|M.Sc Student||Shapira Tal|
|Subject||Analysis of the "Coin Snapping" Phenomenon in|
|Department||Department of Mechanical Engineering||Supervisor||Professor Elon Rimon|
|Full Thesis text - in Hebrew|
The "Coin Snapping" phenomenon is an adverse event in which a body grasped by a multi-fingered robotic arm loses stability as a result of changes in the contact forces that act upon it. In this setting, any small disturbance in position or forces will cause the grasp to "collapse". In previous studies, the phenomenon was investigated only for a planar body grasped with two fingers. The primary aim of the thesis is to explore the "Coin Snapping" phenomenon in multi-fingered grasps.
The thesis deals with planar grasps of rigid bodies, with frictional and pointed fingers that obey linear force-displacement laws. The focus of the thesis is on the "Coin Snapping" phenomenon that occurs when the grasp's equilibrium stops being a local non-degenerate minimum of the potential energy.
Under the above-mentioned assumptions, the following grasps were investigated - a generalized planar grasp with k fingers and planar grasps with two, three and four equally stiff fingers.
At first, a mode of changing the contact-forces in the initial grasp was defined. Subsequently, an equilibrium equation and a stability test were developed for each grasp. An equilibrium diagram was defined to graphically show all of the grasp equilibrium orientation positions as a function on the preload. Finally, the values in which the "Coin Snapping" phenomenon occurs were calculated.
The "Coin Snapping" phenomenon was found to occur in five different patterns which can be explained by the Bifurcation Theory. It was found that increasing the preload causes either of two main patterns of the phenomenon - a gentle pattern in which the grasped body starts to rotate steadily, and a crude pattern in which the grasped body escapes towards the nearest stable position.
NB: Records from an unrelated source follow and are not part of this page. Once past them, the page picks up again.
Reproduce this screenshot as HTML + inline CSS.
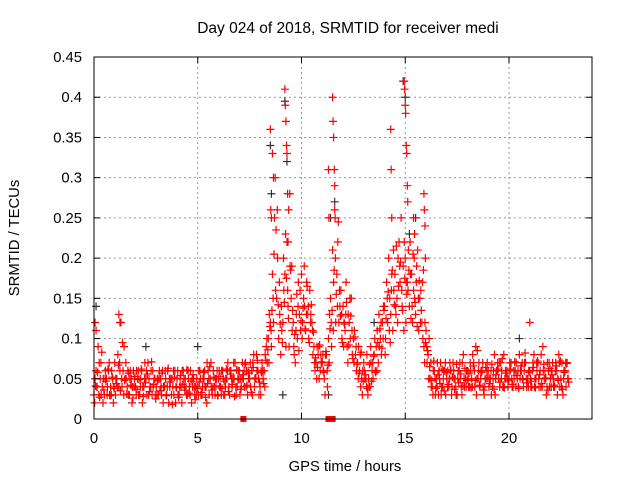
<!DOCTYPE html>
<html><head><meta charset="utf-8"><style>
html,body{margin:0;padding:0;background:#fff;}
svg{display:block;font-family:"Liberation Sans",sans-serif;}
</style></head><body>
<svg id="chart" width="640" height="480" xmlns="http://www.w3.org/2000/svg">
<rect width="640" height="480" fill="#fff"/>
<text x="348" y="33" font-size="15.5" text-anchor="middle" fill="#000">Day 024 of 2018, SRMTID for receiver medi</text>
<g id="grid"></g>
<g id="gray"></g>
<g id="red"></g>
<rect x="94" y="57" width="498" height="362" fill="none" stroke="#000" stroke-width="1"/>
<g id="axes"></g>
<text x="345" y="471" font-size="14.8" text-anchor="middle">GPS time / hours</text>
<text transform="translate(19,238) rotate(-90)" font-size="14.8" text-anchor="middle">SRMTID / TECUs</text>
</svg>
<script>
const xTicks=[0,5,10,15,20];
const yTicks=[0,0.05,0.1,0.15,0.2,0.25,0.3,0.35,0.4,0.45];
const yTickLabels=["0","0.05","0.1","0.15","0.2","0.25","0.3","0.35","0.4","0.45"];
const vA=[.03,.06,.09,.05,.04,.03,.05,.06,.04,.05,.07,.05,.04,.12,.06,.05,.04,.03,.05,.06,.04,.05,.03,.06,.04,.05,.07,.04,.03,.05,.04,.03,.05,.06,.04,.03,.02,.05,.04,.06,.05,.03,.04,.06,.05,.03,.04,.02,.05,.04,.04,.06,.03,.05,.04,.06,.05,.03,.04,.05,.05,.04,.06,.03,.05,.04,.06,.05,.07,.04,.06,.04,.05,.07,.03,.05,.06,.08,.05,.06,.04,.07,.06,.09,.10,.12,.18,.25,.15,.10,.08,.12,.18,.22,.09,.15,.12,.07,.10,.13,.18,.15,.11,.13,.16,.12,.09,.07,.08,.06,.07,.05,.08,.10,.15,.21,.26,.18,.12,.16,.14,.11,.09,.12,.15,.10,.08,.07,.06,.05,.07,.05,.03,.04,.06,.08,.09,.07,.10,.12,.14,.17,.20,.13,.11,.18,.15,.22,.25,.19,.20,.17,.14,.18,.16,.13,.21,.15,.12,.09,.11,.08,.05,.04,.06,.05,.03,.07,.04,.06,.05,.04,.06,.07,.05,.03,.06,.04,.08,.05,.06,.04,.05,.07,.09,.05,.04,.06,.03,.05,.06,.05,.04,.08,.06,.05,.07,.04,.05,.06,.05,.07,.04,.06,.05,.08,.06,.04,.07,.05,.06,.04,.08,.05,.07,.06,.04,.05,.03,.06,.05,.07,.04,.06,.08,.05,.03,.06,.07];
const vB=[.05,.04,.07,.03,.05,.06,.04,.03,.06,.04,.05,.08,.06,.04,.09,.05,.03,.06,.04,.05,.06,.03,.05,.04,.07,.03,.05,.06,.04,.03,.05,.06,.03,.04,.05,.06,.04,.05,.03,.04,.03,.05,.06,.04,.03,.05,.06,.04,.03,.05,.06,.03,.05,.04,.07,.03,.04,.06,.05,.03,.04,.06,.03,.05,.07,.06,.04,.05,.03,.06,.05,.07,.04,.06,.05,.04,.07,.05,.06,.03,.06,.05,.08,.07,.13,.09,.12,.16,.20,.13,.11,.16,.09,.14,.19,.11,.08,.13,.17,.11,.12,.14,.17,.10,.13,.08,.06,.09,.05,.07,.06,.08,.04,.13,.09,.17,.12,.22,.14,.10,.12,.17,.13,.10,.08,.11,.06,.09,.04,.06,.05,.08,.04,.07,.05,.06,.11,.09,.08,.14,.10,.12,.15,.18,.16,.13,.20,.17,.14,.22,.17,.21,.18,.12,.15,.19,.11,.16,.10,.12,.07,.10,.04,.06,.03,.07,.05,.04,.06,.03,.06,.07,.04,.05,.03,.06,.05,.07,.04,.06,.04,.06,.08,.04,.05,.07,.06,.04,.05,.07,.05,.03,.06,.05,.07,.04,.06,.08,.05,.04,.06,.04,.05,.07,.04,.06,.05,.07,.04,.06,.04,.07,.05,.06,.04,.08,.06,.05,.07,.04,.06,.04,.07,.05,.04,.07,.06,.04,.05];
const vC=[.02,.04,.03,.07,.02,.05,.03,.07,.03,.02,.03,.04,.07,.05,.03,.07,.06,.05,.02,.04,.03,.06,.04,.02,.05,.06,.03,.04,.06,.05,.03,.05,.04,.02,.06,.04,.05,.03,.06,.02,.06,.04,.02,.05,.04,.06,.03,.05,.04,.03,.03,.05,.04,.06,.02,.05,.07,.04,.03,.06,.06,.03,.05,.04,.06,.03,.05,.07,.04,.05,.03,.05,.06,.04,.06,.07,.03,.04,.08,.05,.03,.06,.04,.10,.07,.11,.15,.30,.26,.17,.14,.20,.23,.16,.28,.19,.09,.11,.14,.16,.10,.19,.13,.14,.12,.11,.07,.05,.09,.08,.08,.03,.06,.07,.12,.11,.20,.14,.16,.13,.09,.13,.07,.15,.11,.07,.09,.05,.08,.03,.06,.04,.05,.09,.07,.10,.06,.13,.12,.10,.08,.15,.11,.16,.21,.14,.12,.19,.16,.11,.12,.16,.22,.14,.20,.17,.15,.12,.17,.07,.09,.05,.07,.03,.05,.04,.06,.03,.05,.07,.04,.05,.03,.06,.04,.05,.07,.03,.05,.04,.05,.07,.04,.06,.03,.06,.05,.07,.04,.06,.04,.06,.05,.03,.06,.07,.05,.04,.06,.05,.07,.05,.06,.04,.06,.05,.07,.06,.05,.04,.05,.06,.04,.07,.05,.04,.09,.06,.04,.07,.04,.05,.06,.03,.07,.04,.05,.07,.05];
const vD=[.041,.058,.027,.083,.036,.047,.062,.029,.052,.038,.044,.067,.035,.095,.048,.031,.057,.042,.026,.053,.037,.049,.062,.028,.045,.056,.034,.071,.043,.025,.048,.035,.057,.041,.029,.063,.046,.018,.052,.039,.027,.054,.043,.036,.061,.032,.047,.055,.024,.038,.046,.033,.058,.027,.044,.065,.036,.052,.041,.029,.053,.038,.047,.062,.034,.056,.043,.028,.061,.049,.037,.055,.068,.042,.057,.033,.064,.051,.073,.046,.058,.044,.073,.086,.115,.135,.205,.235,.142,.118,.095,.145,.175,.125,.185,.135,.105,.155,.085,.122,.138,.112,.165,.095,.142,.108,.076,.064,.092,.071,.058,.084,.067,.112,.135,.185,.155,.245,.128,.095,.118,.145,.092,.128,.075,.102,.068,.057,.083,.047,.055,.038,.068,.047,.078,.058,.095,.112,.088,.135,.125,.158,.095,.185,.142,.215,.165,.195,.135,.175,.155,.185,.125,.205,.145,.115,.172,.135,.185,.095,.085,.065,.048,.072,.038,.055,.044,.062,.035,.058,.043,.061,.052,.037,.068,.045,.056,.041,.063,.048,.057,.039,.066,.048,.085,.042,.058,.036,.064,.051,.044,.068,.037,.055,.062,.046,.075,.039,.057,.048,.062,.043,.071,.054,.038,.066,.049,.082,.045,.058,.047,.064,.039,.072,.055,.044,.068,.051,.036,.063,.055,.042,.066,.048,.072,.037,.058,.069,.046];
const spikeT=[0.05,0.1,1.2,1.25,8.5,8.52,8.55,8.6,8.65,9.2,9.22,9.25,9.28,9.3,9.33,9.35,9.38,11.3,11.32,11.5,11.52,11.55,11.58,11.6,11.62,14.3,14.32,14.35,14.95,14.97,15.0,15.02,15.05,15.07,15.1,15.12,15.4,15.45,15.9,15.92,15.95,15.97,21.0];
const spikeV=[0.12,0.11,0.13,0.12,0.36,0.26,0.25,0.33,0.30,0.41,0.39,0.37,0.34,0.33,0.28,0.22,0.26,0.31,0.25,0.40,0.37,0.35,0.31,0.29,0.25,0.36,0.31,0.25,0.42,0.41,0.39,0.38,0.34,0.33,0.29,0.27,0.25,0.23,0.28,0.26,0.24,0.20,0.12];
const grayT=[0.1,2.5,5.0,8.5,8.55,9.1,9.2,9.3,11.3,11.4,11.6,13.5,14.9,15.0,15.2,15.5,20.5];
const grayV=[0.14,0.09,0.09,0.34,0.28,0.03,0.395,0.32,0.03,0.25,0.27,0.12,0.42,0.40,0.23,0.25,0.10];
const markT=[7.2,11.3,11.4,11.5];
const dt=0.1, offB=0.05, offC=0.033, offD=0.075;

const NS="http://www.w3.org/2000/svg";
const X0=94,X1=592,Y0=419,Y1=57,XMAX=24,YMAX=0.45;
function sx(t){return X0+(t/XMAX)*(X1-X0);}
function sy(v){return Y0-(v/YMAX)*(Y0-Y1);}
const grid=document.getElementById('grid'),axes=document.getElementById('axes');
function mk(tag,attrs,parent){const e=document.createElementNS(NS,tag);for(const k in attrs)e.setAttribute(k,attrs[k]);parent.appendChild(e);return e;}
xTicks.forEach(t=>{
  const x=sx(t);
  if(t>0){const g=mk('line',{x1:x,x2:x,y1:Y1,y2:Y0,stroke:'#999','stroke-dasharray':'2,3'},grid);
  
  }
  mk('line',{x1:x,x2:x,y1:Y0,y2:Y0-6,stroke:'#000'},axes);
  mk('line',{x1:x,x2:x,y1:Y1,y2:Y1+6,stroke:'#000'},axes);
  const l=mk('text',{x:x,y:Y0+24,'font-size':14.8,'text-anchor':'middle'},axes);
  l.textContent=String(t);
  
  
});
yTicks.forEach((v,i)=>{
  const y=sy(v);
  if(v>0&&v<YMAX){const g=mk('line',{x1:X0,x2:X1,y1:y,y2:y,stroke:'#999','stroke-dasharray':'2,3'},grid);
  
  }
  mk('line',{x1:X0,x2:X0+6,y1:y,y2:y,stroke:'#000'},axes);
  mk('line',{x1:X1,x2:X1-6,y1:y,y2:y,stroke:'#000'},axes);
  const l=mk('text',{x:X0-12,y:y+5,'font-size':14.8,'text-anchor':'end'},axes);
  l.textContent=yTickLabels[i];
  
  
});
function cross(t,v,col,parent){
  const x=sx(t),y=sy(v);
  const p=mk('path',{d:`M${x-4},${y}H${x+4}M${x},${y-4}V${y+4}`,stroke:col,'stroke-width':1.2,fill:'none'},parent);
  
  
}
const gray=document.getElementById('gray'),red=document.getElementById('red');
grayT.forEach((t,i)=>cross(t,grayV[i],'#333',gray));
vA.forEach((v,i)=>cross(i*dt,v,'#f00',red));
vB.forEach((v,i)=>cross(i*dt+offB,v,'#f00',red));
vC.forEach((v,i)=>cross(i*dt+offC,v,'#f00',red));
vD.forEach((v,i)=>cross(i*dt+offD,v,'#f00',red));
spikeT.forEach((t,i)=>cross(t,spikeV[i],'#f00',red));
markT.forEach(t=>{
  const r=mk('rect',{x:sx(t)-3,y:Y0-3,width:6,height:6,fill:'#f00'},red);
  
  
});
</script>
</body></html>
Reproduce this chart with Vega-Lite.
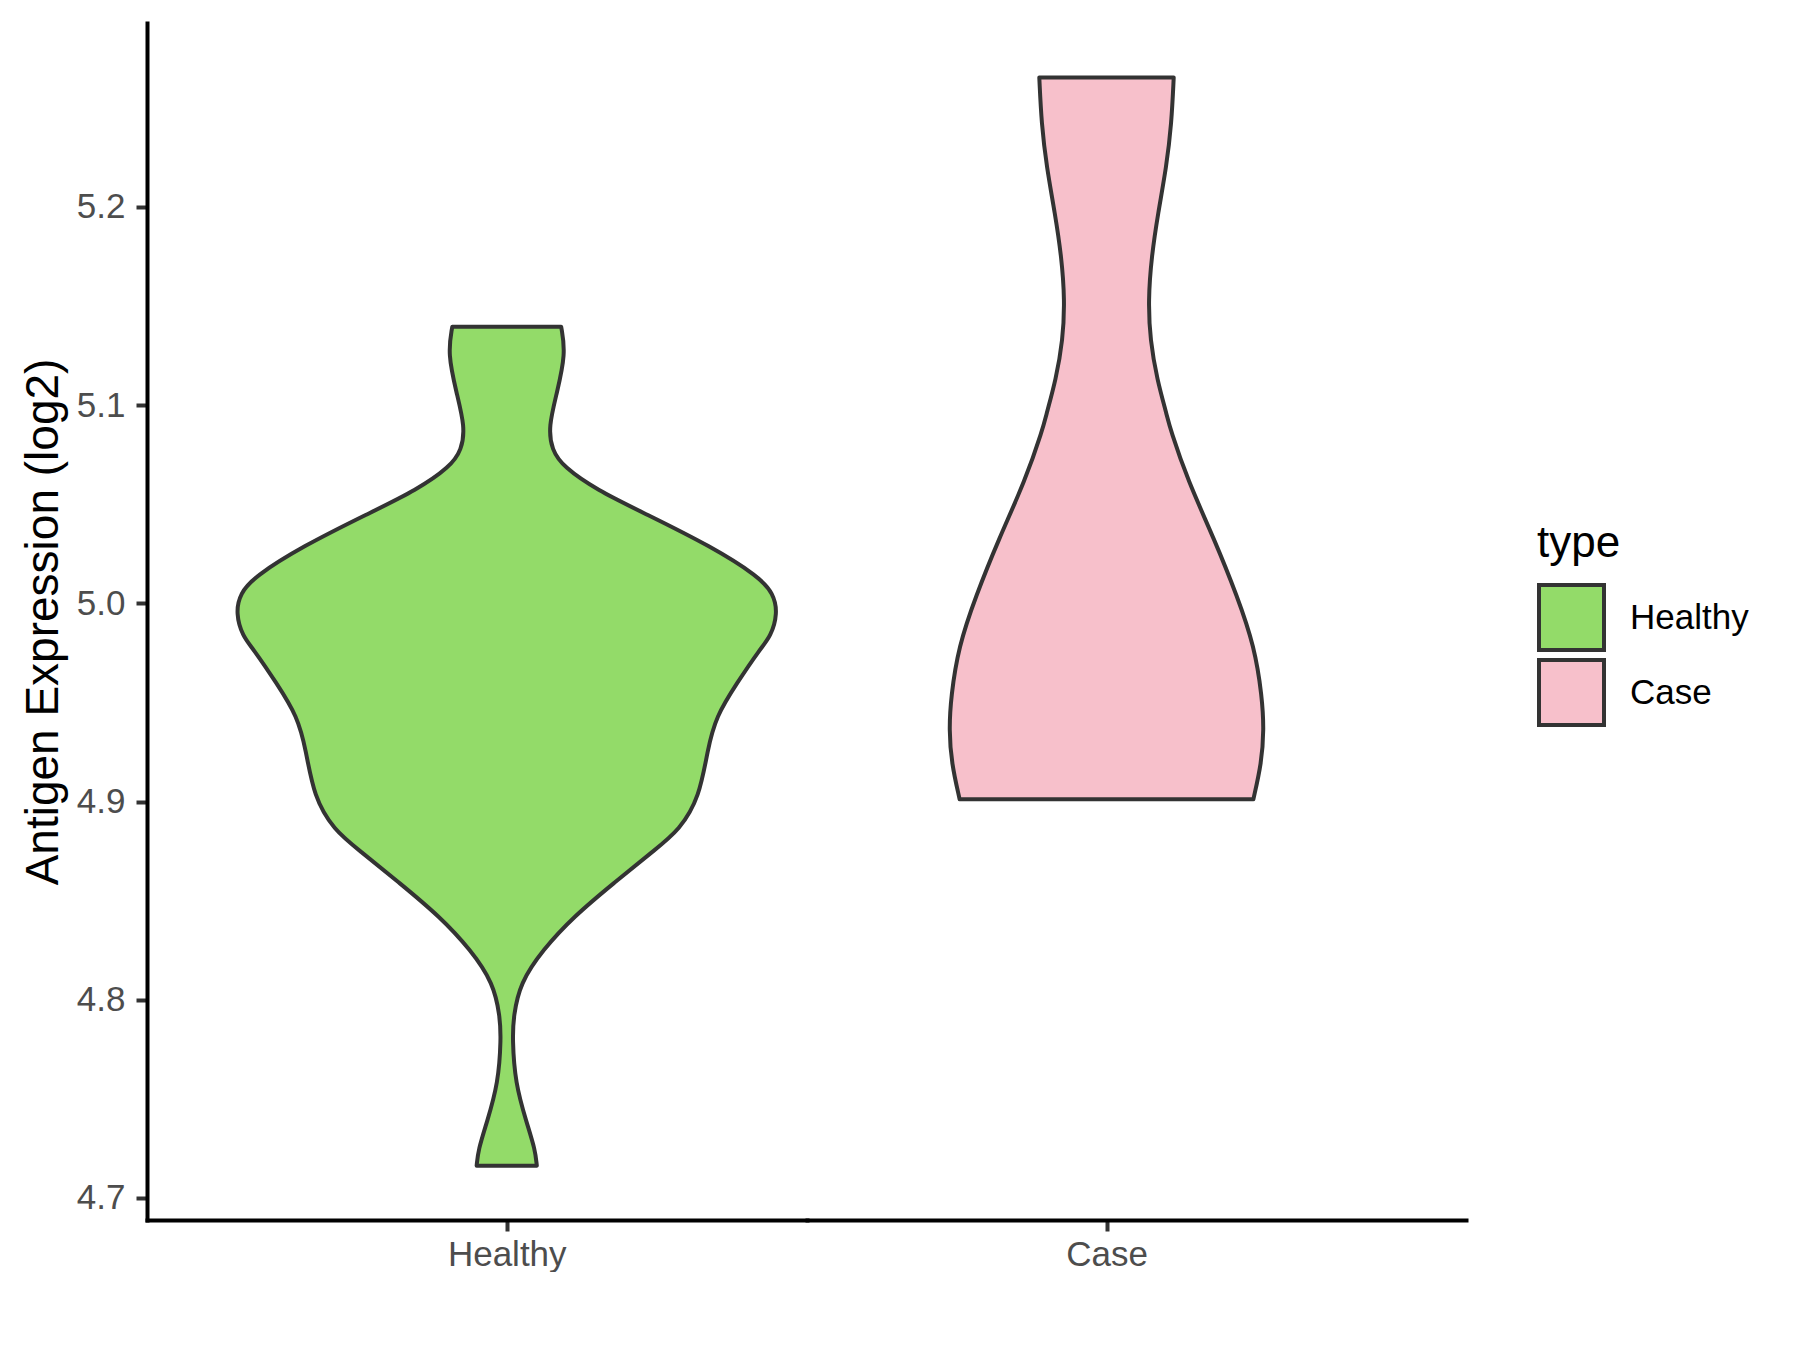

The different types on the "Coin Snapping" phenomenon were demonstrated in the following experiments: a) a planar grasp with two equally-stiff fingers; b) a planar grasp with three fingers of different stiffness coefficients. In each case, numerous combinations of normal and tangential stiffness coefficients were tested. The results of the experiments matched the theoretical calculations to a great extent.
In Summary, the "Coin Snapping" phenomenon, including its various patterns, occurs at values that can be calculated for any grasp, depending on the grasp's geometry and fingers' stiffness. The results of the thesis may be used for more carefully designed multi-fingered grasp in order to avoid the "Coin Snapping" phenomenon.